Commander encourages workforce to utilize garrison programs for life harmony in online engagement session


Command Sgt. Maj. Christopher Truchon, Col. Mario Washington, garrison commander and Scott Mowry, deputy to the garrison commander, address the U.S. Army Garrison Wiesbaden workforce at an online workforce engagement session Feb. 26, 2021.

In a livestreamed workforce engagement session, U.S. Army Garrison Wiesbaden leaders encouraged Soldiers, civilians and local national employees to focus on all aspects of health and wellness Feb. 26, 2021.

Topics covered in the “People First” session included the COVID-19 vaccine, workforce development programs, physical fitness and removing the stigma for receiving emotional health counseling.

Col. Mario Washington, garrison commander, addressed balance and harmony for the workforce. “I believe in harmony because people’s lives are different; they are in different places in their life,” he said. “You have to find your harmony and wellness.”


COVID-19 mitigation measures and the vaccine were Washington’s first set of talking points to his audience of almost 200. “The vaccine is important for the way forward for us to protect our force and our families,” he said. “I encourage you to do your research so you can make an informed decision on whether or not you want to take the vaccine.”

When asked about the availability of the vaccine, he responded, “The supply chain is really what is driving the process for getting the vaccine.” He said, “The one thing I can tell you for sure is when we get the doses, we’ve giving them out.”

Command Sgt. Maj. Christopher Truchon and Scott Mowry, deputy to the garrison commander, also addressed the workforce, adding details and perspective to Washington’s remarks.

Washington’s second segment addressed workforce development. “Workforce development is one of our highest priorities in the garrison,” he said. “We have multiple initiatives that we’ve laid out in our strategic plan and addresses our garrison staff at all echelons.”

“We believe it is an area that has been neglected in the past and we intend to put more emphasis on it,” he said. “It’s important that we put people in a position to be successful.” A workforce development chief has been hired to focus on formal and informal initiatives for civilians and local national employees. Some of those programs are already being implemented, including expanded meeting participation and focus groups.

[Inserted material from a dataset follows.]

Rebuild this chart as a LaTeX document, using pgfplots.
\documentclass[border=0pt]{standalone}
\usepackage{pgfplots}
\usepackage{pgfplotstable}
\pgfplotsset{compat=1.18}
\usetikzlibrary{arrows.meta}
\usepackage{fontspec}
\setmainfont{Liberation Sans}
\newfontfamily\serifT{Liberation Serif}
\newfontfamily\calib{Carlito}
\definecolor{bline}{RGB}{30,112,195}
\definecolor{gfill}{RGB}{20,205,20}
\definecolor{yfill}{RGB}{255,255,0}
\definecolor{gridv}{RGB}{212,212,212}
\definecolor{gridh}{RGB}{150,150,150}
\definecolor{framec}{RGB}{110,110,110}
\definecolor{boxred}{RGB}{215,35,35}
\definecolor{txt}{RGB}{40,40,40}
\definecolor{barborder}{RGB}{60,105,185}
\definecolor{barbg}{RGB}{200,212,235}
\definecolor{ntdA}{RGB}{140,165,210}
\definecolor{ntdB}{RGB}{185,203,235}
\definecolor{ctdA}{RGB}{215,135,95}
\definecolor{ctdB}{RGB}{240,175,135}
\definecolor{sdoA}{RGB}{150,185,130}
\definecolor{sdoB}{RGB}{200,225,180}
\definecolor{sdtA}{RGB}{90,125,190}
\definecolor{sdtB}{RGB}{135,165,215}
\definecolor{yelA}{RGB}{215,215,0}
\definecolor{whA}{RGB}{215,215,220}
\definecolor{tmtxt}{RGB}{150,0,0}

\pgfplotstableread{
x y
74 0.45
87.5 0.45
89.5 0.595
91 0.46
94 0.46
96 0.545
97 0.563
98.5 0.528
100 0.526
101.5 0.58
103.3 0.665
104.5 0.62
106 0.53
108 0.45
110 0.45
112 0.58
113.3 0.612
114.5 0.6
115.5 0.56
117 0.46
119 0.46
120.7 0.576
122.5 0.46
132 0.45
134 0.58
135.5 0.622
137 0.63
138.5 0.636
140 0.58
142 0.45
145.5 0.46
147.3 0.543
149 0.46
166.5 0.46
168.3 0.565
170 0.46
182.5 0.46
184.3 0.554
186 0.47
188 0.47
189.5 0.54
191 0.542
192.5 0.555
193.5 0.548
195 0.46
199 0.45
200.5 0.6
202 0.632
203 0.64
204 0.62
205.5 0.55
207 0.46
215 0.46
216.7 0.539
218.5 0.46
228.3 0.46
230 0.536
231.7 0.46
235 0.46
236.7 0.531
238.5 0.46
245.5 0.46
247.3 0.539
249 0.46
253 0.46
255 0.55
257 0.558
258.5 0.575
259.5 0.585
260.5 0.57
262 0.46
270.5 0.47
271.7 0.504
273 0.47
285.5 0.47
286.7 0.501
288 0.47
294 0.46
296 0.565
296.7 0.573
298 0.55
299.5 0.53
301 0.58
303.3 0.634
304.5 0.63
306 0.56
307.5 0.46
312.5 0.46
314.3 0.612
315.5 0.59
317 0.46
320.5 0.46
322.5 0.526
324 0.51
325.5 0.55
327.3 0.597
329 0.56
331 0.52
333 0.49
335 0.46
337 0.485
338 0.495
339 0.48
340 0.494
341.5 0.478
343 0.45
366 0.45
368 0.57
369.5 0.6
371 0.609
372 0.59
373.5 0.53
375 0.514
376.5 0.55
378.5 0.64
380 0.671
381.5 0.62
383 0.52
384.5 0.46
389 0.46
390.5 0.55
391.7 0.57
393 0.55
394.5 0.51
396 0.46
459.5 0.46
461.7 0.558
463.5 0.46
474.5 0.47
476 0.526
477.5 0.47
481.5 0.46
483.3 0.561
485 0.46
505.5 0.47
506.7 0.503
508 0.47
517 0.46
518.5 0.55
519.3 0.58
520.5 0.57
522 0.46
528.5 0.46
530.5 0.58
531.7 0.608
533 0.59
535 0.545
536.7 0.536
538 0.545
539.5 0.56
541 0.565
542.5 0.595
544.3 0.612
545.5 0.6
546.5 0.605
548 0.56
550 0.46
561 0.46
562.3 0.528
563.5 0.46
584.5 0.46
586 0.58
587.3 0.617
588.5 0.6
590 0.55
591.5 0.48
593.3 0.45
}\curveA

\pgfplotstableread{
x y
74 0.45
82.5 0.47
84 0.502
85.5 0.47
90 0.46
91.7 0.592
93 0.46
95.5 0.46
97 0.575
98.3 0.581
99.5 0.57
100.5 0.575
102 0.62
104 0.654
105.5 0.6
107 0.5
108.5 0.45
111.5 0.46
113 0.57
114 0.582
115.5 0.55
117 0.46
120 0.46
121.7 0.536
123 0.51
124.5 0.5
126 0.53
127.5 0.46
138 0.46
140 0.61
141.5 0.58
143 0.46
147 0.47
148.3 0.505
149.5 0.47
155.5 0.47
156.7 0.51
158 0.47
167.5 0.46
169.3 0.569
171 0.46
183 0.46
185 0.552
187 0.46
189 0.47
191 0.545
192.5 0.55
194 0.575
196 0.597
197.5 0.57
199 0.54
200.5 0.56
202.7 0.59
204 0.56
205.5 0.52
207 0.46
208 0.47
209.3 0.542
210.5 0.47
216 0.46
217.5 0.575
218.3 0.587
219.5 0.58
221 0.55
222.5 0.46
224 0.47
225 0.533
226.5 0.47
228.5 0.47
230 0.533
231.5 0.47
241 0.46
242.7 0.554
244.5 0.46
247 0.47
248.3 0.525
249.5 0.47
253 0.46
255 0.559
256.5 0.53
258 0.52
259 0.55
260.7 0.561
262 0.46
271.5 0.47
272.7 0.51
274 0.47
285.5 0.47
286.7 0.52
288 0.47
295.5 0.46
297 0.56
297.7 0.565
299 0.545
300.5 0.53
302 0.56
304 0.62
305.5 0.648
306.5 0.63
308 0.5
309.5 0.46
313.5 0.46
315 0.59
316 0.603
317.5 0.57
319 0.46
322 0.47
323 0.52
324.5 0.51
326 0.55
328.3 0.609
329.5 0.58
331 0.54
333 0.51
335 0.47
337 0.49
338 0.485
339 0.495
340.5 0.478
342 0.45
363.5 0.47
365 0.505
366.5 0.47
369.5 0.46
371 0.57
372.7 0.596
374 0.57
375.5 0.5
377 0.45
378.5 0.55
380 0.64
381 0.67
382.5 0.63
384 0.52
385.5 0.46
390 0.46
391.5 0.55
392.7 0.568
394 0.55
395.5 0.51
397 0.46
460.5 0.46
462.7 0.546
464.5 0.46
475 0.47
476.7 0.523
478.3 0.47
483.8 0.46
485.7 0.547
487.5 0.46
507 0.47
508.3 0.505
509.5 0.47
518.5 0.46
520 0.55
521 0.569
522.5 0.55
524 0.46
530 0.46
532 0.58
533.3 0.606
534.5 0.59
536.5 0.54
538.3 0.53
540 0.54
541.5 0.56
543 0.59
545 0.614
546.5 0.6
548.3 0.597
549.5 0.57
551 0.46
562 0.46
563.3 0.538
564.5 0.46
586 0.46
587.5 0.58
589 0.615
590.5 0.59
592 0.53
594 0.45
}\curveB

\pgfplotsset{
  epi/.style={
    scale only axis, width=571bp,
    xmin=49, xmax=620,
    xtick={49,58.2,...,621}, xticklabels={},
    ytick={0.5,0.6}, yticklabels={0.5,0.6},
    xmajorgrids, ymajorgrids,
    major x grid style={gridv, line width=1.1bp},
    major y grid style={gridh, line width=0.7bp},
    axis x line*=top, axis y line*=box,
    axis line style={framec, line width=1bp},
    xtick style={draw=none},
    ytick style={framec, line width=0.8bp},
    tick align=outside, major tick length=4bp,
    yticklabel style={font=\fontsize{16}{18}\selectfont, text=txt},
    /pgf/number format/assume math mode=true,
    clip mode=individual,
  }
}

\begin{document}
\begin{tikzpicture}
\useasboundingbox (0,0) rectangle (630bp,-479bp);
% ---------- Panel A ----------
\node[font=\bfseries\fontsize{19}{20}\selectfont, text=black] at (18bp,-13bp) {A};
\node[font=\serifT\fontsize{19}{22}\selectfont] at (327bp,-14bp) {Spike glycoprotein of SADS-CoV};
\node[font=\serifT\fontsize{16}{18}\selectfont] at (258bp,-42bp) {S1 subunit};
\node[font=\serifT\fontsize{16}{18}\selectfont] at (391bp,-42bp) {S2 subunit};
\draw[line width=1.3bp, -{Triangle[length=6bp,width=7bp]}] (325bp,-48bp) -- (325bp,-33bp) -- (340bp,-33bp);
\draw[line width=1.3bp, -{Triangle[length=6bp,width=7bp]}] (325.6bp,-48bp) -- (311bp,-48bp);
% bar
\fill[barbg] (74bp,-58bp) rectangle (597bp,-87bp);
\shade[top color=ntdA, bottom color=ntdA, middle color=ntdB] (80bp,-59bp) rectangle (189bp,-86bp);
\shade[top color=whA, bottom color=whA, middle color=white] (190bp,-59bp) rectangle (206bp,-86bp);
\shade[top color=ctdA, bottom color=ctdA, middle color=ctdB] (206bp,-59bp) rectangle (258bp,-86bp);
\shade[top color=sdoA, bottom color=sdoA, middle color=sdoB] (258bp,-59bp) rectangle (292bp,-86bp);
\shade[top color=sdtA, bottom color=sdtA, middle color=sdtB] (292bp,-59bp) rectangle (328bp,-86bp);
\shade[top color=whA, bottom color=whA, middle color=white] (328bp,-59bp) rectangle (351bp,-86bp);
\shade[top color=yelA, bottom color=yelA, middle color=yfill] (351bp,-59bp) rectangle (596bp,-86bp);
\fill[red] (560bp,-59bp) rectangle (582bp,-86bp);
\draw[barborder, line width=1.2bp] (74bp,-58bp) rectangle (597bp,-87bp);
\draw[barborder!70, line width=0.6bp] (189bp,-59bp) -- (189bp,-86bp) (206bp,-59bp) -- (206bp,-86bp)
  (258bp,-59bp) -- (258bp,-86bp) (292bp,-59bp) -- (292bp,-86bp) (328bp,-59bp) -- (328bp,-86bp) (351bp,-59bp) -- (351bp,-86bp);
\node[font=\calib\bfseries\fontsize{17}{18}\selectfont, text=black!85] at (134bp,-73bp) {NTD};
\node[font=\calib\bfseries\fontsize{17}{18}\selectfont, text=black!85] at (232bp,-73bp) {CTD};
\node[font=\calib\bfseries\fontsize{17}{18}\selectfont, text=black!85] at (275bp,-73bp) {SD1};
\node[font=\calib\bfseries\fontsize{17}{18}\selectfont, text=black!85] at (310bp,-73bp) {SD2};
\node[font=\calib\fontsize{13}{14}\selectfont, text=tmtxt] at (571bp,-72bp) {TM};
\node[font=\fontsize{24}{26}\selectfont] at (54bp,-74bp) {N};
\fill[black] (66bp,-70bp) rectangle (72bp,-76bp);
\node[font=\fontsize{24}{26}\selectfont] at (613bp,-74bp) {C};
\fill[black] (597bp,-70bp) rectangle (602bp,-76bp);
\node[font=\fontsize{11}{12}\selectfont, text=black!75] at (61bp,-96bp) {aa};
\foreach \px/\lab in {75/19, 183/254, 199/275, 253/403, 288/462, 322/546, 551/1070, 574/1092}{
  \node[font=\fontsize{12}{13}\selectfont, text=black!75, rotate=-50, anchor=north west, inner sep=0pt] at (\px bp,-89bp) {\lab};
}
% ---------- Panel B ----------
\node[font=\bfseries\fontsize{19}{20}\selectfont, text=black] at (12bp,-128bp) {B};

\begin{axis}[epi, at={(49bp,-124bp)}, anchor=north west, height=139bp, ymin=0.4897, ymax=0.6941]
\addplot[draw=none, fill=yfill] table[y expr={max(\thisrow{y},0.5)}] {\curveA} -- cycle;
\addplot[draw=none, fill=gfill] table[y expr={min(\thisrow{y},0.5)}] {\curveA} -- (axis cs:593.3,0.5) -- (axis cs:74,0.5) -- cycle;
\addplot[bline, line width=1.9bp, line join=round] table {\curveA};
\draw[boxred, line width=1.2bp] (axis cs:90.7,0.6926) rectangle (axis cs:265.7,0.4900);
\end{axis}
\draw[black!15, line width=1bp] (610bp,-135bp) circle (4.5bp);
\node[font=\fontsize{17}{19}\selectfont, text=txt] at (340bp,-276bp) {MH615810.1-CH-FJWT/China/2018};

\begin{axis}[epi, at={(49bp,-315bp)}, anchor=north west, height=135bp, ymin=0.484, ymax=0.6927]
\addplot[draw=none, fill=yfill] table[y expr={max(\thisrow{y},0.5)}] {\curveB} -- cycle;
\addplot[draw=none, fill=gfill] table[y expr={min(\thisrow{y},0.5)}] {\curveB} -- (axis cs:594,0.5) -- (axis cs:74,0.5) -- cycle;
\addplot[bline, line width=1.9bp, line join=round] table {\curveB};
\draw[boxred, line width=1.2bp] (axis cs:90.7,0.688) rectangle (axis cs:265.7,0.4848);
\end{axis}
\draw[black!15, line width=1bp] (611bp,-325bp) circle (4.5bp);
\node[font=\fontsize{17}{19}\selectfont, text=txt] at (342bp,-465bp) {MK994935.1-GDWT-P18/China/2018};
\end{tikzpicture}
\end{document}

Washington concluded the online meeting by addressing physical and emotional wellness resources at the garrison. “The Army just published an update to the civilian wellness policy,” he said. “Essentially, they have eliminated the one-time six month opportunity for civilians to do physical fitness and health activities on the clock. We are waiting for implementation guidance from IMCOM before we can start this process in the garrison.”

“Once we have this program finalized, I encourage everyone to take part in their self-wellness and fitness to the best of their ability,” he said.

Washington went on to remind the workforce, “Mental fitness is just as important.” He aligned mental health initiatives as important as spiritual and financial health resources that are readily available through the garrison. “We need to make sure that there’s no longer a stigma,” he said, for seeking mental health counseling.

Washington said, “We have to foster an environment that is predicated on trust and respect.” He emphasized that the offices of Equal Opportunity (EO), Equal Employment Opportunity (EEO) and Army’s Sexual Harassment/Assault Response and Prevention (SHARP) are available to all garrison employees, Soldiers, civilians and local nationals, if they need help navigating workplace difficulties.

In his closing remarks, Washington addressed audience questions including the opening of fitness facilities to families and local nationals. “We’re just staying in line with the host nation,” he said.

To conclude, he said, “It is an absolute honor to work with each of you every day. I thank you for what you do.”